What the exercise asks —
Skip the pictures. Set down, word for word, the lines from the start of the material up to and including the line with "L, R, T, B = 62, 0, 84, 91".

....

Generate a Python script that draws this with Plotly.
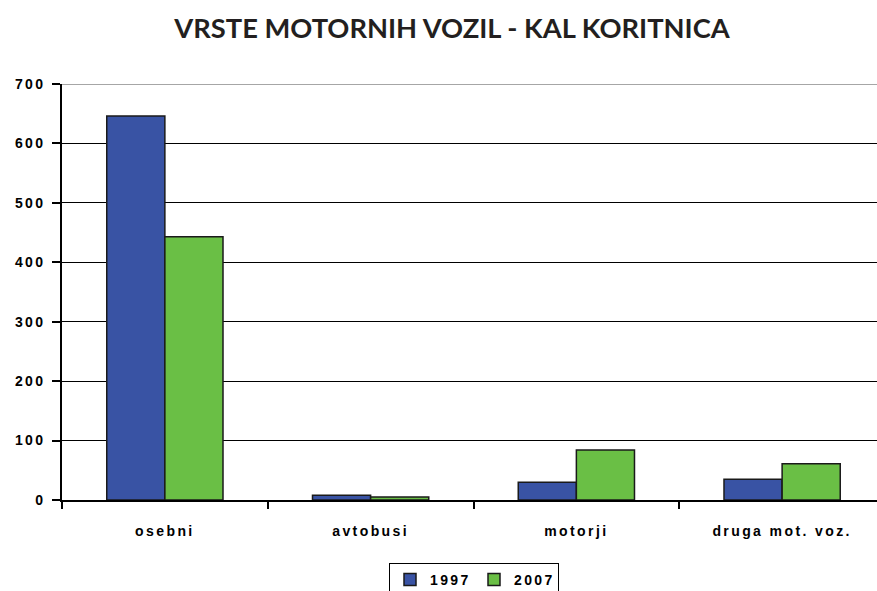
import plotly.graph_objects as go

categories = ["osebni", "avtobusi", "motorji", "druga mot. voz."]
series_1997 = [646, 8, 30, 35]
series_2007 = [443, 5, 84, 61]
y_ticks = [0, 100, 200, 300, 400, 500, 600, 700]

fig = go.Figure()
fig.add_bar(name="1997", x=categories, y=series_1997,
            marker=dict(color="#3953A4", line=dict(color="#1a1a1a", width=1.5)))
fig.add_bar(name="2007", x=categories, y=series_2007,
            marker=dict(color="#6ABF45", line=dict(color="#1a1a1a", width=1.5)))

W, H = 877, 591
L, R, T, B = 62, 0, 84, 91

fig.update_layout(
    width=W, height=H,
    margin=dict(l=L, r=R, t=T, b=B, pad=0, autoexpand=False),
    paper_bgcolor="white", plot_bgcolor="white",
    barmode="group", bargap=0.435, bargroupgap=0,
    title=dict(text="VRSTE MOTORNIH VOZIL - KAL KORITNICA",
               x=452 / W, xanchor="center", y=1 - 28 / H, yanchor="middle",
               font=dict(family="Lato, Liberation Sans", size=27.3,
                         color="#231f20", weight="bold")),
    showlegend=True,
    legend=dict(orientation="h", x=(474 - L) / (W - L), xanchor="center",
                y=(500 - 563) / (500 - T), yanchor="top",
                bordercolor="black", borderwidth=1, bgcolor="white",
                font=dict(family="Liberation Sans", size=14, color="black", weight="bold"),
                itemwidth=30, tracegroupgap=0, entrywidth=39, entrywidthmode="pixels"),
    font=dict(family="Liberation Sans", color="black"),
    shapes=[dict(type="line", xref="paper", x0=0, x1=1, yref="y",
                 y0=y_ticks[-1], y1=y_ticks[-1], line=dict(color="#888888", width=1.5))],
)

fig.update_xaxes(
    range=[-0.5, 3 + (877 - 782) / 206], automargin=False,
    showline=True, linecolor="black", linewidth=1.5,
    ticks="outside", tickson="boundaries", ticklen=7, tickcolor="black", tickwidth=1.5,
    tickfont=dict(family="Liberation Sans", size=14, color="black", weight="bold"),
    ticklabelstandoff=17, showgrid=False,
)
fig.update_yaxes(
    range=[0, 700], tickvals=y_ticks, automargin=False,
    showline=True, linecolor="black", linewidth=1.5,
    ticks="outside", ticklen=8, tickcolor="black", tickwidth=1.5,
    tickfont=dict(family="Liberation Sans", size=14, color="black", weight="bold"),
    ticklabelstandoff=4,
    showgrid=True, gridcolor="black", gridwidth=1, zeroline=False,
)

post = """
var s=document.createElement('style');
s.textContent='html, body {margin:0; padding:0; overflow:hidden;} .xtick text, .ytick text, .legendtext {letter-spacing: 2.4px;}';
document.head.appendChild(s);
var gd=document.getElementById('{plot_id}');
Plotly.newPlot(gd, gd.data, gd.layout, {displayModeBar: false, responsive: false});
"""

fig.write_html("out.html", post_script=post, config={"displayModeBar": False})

....

Result —
Generate a Python script that draws this with Plotly.
import plotly.graph_objects as go

categories = ["osebni", "avtobusi", "motorji", "druga mot. voz."]
series_1997 = [646, 8, 30, 35]
series_2007 = [443, 5, 84, 61]
y_ticks = [0, 100, 200, 300, 400, 500, 600, 700]

fig = go.Figure()
fig.add_bar(name="1997", x=categories, y=series_1997,
            marker=dict(color="#3953A4", line=dict(color="#1a1a1a", width=1.5)))
fig.add_bar(name="2007", x=categories, y=series_2007,
            marker=dict(color="#6ABF45", line=dict(color="#1a1a1a", width=1.5)))

W, H = 877, 591
L, R, T, B = 62, 0, 84, 91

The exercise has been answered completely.